On Tuesday Robert Kimmitt, former deputy secretary of the Department of the Treasury under President Bush, discussed the general employment trends as well as the global economic environment in a lecture in the Rafik B. Hariri building.

At the lecture, “Operating at the Intersection of Business, Finance and Government,” which was organized by the Distinguished Leaders Series, Kimmitt commented on the numerous jobs he has held in his life and how this has become a trend among working-age people in the United States.

“Your generation doesn’t have a concept of a single employer,” he said. “The average American worker . will have 10 different employers in the first 20 years in the workforce.”

He identified this as an accelerating change in employment habits in the United States that is based on flexibility, mobility and education.

“[The McDonough School of Business’] focus on leadership and [willingness] to operate at that intersection between business, finance and government sets you apart,” Kimmitt said.

He proceeded to discuss the growing involvement of government in business decisions, focusing on the role of the G20 in world politics, particularly since the Asian Financial Crisis in 1997.

Kimmitt referred to the World Economic Forum recently held in Davos, Switzerland, and the G20 meeting held in Washington, D.C., in November 2008 during his discussion of the international economic situation.

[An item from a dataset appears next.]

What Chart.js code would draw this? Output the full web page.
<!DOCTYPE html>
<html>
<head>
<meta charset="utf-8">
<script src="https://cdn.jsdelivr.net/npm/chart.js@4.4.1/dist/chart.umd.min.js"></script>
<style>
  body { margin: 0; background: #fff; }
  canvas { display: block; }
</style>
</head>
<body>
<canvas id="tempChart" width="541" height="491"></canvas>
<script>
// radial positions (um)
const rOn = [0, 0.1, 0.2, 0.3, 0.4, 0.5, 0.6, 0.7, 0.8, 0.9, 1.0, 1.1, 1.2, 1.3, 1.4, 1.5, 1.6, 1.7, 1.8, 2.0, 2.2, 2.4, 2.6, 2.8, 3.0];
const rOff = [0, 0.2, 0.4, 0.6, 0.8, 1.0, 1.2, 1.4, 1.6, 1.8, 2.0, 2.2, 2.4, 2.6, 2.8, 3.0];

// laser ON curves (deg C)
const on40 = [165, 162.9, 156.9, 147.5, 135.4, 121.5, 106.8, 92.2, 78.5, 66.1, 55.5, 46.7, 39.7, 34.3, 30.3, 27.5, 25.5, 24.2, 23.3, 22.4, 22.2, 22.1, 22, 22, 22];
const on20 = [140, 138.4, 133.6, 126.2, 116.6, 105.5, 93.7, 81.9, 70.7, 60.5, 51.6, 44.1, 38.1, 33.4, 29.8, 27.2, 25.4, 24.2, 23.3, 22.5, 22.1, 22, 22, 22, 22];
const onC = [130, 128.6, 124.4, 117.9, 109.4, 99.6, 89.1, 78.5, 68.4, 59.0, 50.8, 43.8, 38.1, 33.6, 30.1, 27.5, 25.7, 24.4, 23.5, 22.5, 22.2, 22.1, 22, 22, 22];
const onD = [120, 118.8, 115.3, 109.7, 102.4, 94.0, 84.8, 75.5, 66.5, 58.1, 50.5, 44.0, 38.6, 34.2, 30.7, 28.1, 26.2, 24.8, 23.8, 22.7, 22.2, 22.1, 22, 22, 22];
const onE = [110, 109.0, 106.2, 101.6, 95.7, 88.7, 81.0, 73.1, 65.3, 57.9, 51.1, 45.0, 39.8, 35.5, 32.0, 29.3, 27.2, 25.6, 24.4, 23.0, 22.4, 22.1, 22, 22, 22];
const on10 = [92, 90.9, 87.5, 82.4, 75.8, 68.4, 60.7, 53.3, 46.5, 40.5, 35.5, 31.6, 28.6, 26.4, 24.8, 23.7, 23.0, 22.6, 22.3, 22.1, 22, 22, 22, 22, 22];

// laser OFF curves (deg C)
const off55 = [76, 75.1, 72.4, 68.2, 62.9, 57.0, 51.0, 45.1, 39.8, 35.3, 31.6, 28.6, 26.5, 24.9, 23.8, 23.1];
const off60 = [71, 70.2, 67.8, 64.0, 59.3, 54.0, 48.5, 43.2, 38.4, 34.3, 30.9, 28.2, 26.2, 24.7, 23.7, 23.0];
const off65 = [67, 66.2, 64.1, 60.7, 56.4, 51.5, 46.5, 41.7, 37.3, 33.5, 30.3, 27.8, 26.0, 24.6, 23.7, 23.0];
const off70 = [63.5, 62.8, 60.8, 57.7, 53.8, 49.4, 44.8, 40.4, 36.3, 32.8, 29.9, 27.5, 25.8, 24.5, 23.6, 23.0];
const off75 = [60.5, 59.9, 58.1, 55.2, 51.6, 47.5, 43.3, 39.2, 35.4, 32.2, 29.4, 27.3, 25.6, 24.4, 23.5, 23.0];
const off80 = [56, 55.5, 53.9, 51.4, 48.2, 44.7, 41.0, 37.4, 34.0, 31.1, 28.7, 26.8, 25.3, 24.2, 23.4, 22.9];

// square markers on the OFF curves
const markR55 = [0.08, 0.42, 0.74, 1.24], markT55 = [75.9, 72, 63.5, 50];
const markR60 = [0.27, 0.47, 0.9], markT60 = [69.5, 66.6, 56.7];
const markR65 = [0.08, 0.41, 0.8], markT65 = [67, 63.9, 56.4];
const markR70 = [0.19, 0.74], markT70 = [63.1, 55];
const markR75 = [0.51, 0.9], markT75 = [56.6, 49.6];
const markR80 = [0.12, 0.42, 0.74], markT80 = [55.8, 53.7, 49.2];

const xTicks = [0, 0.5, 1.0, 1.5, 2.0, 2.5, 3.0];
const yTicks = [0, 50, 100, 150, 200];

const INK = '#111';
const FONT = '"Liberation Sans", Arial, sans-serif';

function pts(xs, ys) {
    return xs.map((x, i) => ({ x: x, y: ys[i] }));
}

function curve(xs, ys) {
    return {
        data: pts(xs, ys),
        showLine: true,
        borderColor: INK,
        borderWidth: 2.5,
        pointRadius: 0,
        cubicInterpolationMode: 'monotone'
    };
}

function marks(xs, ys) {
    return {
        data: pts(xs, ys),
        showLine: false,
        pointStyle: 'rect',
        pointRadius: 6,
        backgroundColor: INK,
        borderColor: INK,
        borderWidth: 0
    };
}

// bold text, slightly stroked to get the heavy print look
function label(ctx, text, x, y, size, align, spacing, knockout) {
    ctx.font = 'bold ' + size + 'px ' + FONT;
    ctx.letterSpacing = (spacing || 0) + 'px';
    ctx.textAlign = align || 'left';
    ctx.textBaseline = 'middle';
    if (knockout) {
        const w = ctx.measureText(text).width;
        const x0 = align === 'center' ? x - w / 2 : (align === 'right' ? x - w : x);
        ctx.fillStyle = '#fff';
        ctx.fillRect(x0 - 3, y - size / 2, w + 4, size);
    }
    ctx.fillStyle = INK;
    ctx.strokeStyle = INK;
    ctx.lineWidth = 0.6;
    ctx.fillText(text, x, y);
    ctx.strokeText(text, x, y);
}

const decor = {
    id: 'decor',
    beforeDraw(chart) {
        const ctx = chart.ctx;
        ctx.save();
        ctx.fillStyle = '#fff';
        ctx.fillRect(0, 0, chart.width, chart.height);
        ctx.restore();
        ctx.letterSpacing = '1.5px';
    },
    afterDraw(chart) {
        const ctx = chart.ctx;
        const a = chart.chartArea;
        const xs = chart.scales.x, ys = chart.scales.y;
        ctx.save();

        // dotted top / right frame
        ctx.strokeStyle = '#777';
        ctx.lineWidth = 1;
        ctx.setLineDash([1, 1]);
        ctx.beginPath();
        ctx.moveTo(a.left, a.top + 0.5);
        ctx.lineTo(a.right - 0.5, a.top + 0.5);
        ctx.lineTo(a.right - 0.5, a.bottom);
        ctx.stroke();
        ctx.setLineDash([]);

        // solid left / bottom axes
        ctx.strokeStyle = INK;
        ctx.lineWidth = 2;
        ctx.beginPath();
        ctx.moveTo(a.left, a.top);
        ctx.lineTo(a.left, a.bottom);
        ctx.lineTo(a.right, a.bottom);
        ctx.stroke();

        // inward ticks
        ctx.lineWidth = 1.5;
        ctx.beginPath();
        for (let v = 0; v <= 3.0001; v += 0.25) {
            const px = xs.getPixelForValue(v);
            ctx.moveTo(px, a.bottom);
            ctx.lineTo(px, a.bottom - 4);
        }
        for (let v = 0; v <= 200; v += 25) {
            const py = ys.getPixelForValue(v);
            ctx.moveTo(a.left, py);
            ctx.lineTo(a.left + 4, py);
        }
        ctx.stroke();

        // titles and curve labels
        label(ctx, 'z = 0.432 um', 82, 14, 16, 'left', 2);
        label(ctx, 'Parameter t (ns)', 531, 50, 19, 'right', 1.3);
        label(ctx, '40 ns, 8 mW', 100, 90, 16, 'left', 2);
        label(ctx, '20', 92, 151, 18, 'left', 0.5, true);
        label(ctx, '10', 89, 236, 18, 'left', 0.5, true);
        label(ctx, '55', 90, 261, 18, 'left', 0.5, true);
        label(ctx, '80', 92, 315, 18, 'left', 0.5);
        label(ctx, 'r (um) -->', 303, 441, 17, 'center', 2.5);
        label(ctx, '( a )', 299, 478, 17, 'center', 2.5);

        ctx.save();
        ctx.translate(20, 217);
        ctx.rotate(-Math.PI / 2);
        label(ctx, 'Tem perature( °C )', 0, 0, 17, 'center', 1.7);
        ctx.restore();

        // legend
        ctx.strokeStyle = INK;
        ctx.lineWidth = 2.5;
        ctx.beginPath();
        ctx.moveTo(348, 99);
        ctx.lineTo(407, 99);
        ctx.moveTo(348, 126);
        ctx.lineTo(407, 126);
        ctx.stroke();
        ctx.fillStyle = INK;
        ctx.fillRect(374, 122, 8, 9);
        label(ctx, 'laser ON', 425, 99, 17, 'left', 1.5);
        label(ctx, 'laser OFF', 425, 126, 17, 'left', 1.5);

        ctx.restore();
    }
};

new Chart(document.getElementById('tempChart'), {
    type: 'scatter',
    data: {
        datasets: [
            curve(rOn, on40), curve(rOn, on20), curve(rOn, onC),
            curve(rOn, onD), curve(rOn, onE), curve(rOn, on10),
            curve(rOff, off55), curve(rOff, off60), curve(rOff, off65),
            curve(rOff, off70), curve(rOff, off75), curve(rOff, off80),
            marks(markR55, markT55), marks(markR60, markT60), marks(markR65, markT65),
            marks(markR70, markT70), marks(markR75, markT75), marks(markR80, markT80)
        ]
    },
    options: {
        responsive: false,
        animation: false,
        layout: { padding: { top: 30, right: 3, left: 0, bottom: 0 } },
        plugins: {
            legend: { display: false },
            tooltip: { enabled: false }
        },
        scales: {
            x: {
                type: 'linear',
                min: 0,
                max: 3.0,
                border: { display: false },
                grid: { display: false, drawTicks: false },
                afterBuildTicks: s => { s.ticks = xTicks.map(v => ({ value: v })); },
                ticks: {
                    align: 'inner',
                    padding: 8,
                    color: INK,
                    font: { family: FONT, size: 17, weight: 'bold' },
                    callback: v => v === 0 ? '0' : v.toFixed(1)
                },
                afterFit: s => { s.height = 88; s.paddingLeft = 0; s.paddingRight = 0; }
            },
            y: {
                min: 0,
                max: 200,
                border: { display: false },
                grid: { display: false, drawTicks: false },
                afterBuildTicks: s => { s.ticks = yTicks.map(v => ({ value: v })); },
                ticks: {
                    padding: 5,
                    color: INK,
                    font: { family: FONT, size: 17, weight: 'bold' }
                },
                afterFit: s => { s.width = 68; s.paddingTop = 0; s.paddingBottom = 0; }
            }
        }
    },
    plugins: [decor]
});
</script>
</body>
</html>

“The global imbalances are principally three: the twin deficits in the United States, both fiscal and trade, the misaligned currency in China and low-demand growth in Europe and Japan,” he said.

He added that deficit reduction in the United States is imperative for improving global conditions, as the country accounts for 25 percent of the world economy. He cited this as the most significant challenge facing economic improvement and job reaction.

“Deficit reduction [is very important] to relieve pressure on economic growth,” Kimmit said.

He concluded the lecture by offering advice to graduating students about to enter the workforce, and later answered a number of questions regarding U.S. business relations with China and the European Union, among others.”